I will focus on complex projective varieties.

## Codimension one

The situation in codimension one is considerably simpler than in higher codimensions.
Codimension one rational equivalence classes are parametrized by $Pic(X)= H^1(X,\mathcal O_X^{\ast})$ while algebraic equivalence classes are parametrized by the Neron-Severi group of $X$, which can be defined as the image of the Chern class map from $Pic(X)$ to $H^2(X,\mathbb Z)$. It follows that in codimension one

- the group of
**rational** equivalence classes is a countable union of abelian varieties;
- the groups of
**algebraic** equivalence classes and **homological** equivalence classes coincide, and are equal to $NS(X)$ a subgroup of $H^2(X,\mathbb Z)$;
- the group of
**numerical** equivalence classes is the quotient of $NS(X)$ by its torsion subgroup.

## Higher codimension

The higher codimension case, as pointed out by Tony Pantev, is considerably more complicate and algebraic and homological equivalence no longer coincide.

Concerning rational equivalence, Mumford proved that the Chow group of zero cycles of surfaces admitting non-zero holomorphic $2$-forms are **infinite dimensional**, contradicting a conjecture by Severi. The paper is Mumford, D. Rational equivalence of $0$-cycles on surfaces. J. Math. Kyoto Univ. 9 1968.

## Warning

The definitions of rational and algebraic equivalence at wikipedia are not correct.
I will commment below on the algebraic equivalence.

There one can find the following definition.

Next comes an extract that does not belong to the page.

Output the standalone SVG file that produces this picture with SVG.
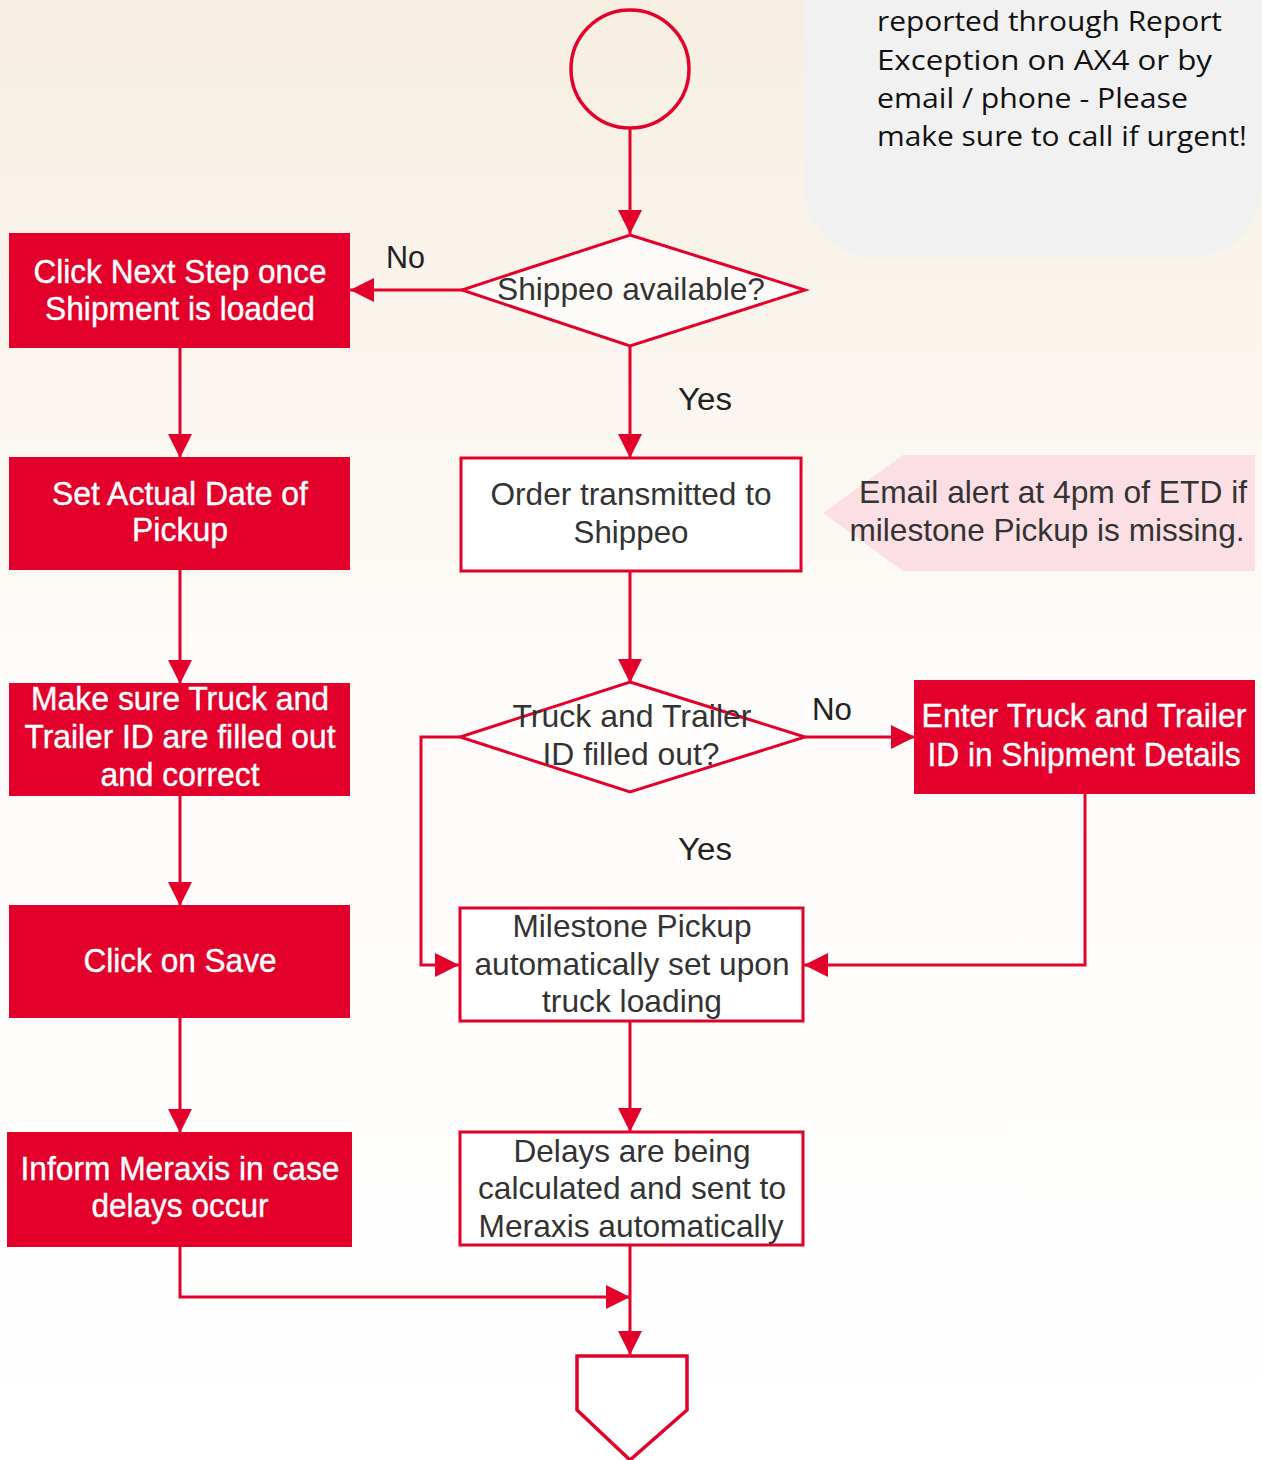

$Z ∼_{alg} Z'$ if there exists a curve $C$ and a
cycle $V$ on $X × C$ flat over C, such
that $$V \cap \left( X \times\lbrace c\rbrace \right) = Z \quad \text{ and }
\quad V \cap \left( X \times\lbrace c\rbrace \right) = Z'
> $$ for two points $c$ and $d$ on the
curve.

This is not correct. The correct definition is

$Z ∼_{alg} Z'$ if there exists a curve $C$ and a
cycle $V$ on $X × C$ flat over C, such
that $$V \cap \left( X \times\lbrace c\rbrace \right) -
> V \cap \left( X \times\lbrace d\rbrace \right) = Z - Z'
> $$ for two points $c$ and $d$ on the
curve.

To construct an example of two algebraically equivalent divisors which do not satisfy the wikipedia definition let $X$ be a projective variety with $H^1(X,\mathcal O_X) \neq 0$ and
take a non-trivial line-bundle $\mathcal L$ over $X$ with zero Chern class.
If $Y = \mathbb P ( \mathcal O_X \oplus \mathcal L)$ then $Y$ contains two copies $X_0$ and $X_{\infty}$ of $X$ ( one for each factor of $\mathcal O_X \oplus \mathcal L$ ) which are algebraically equivalent but can't be deformed because their normal bundles are $\mathcal L$ and $\mathcal L^{\ast}$. This does not contradict the second definition because for sufficiently ample divisors $H$ it is clear $X_0 + H$ can be deformed into $X_{\infty} + H$.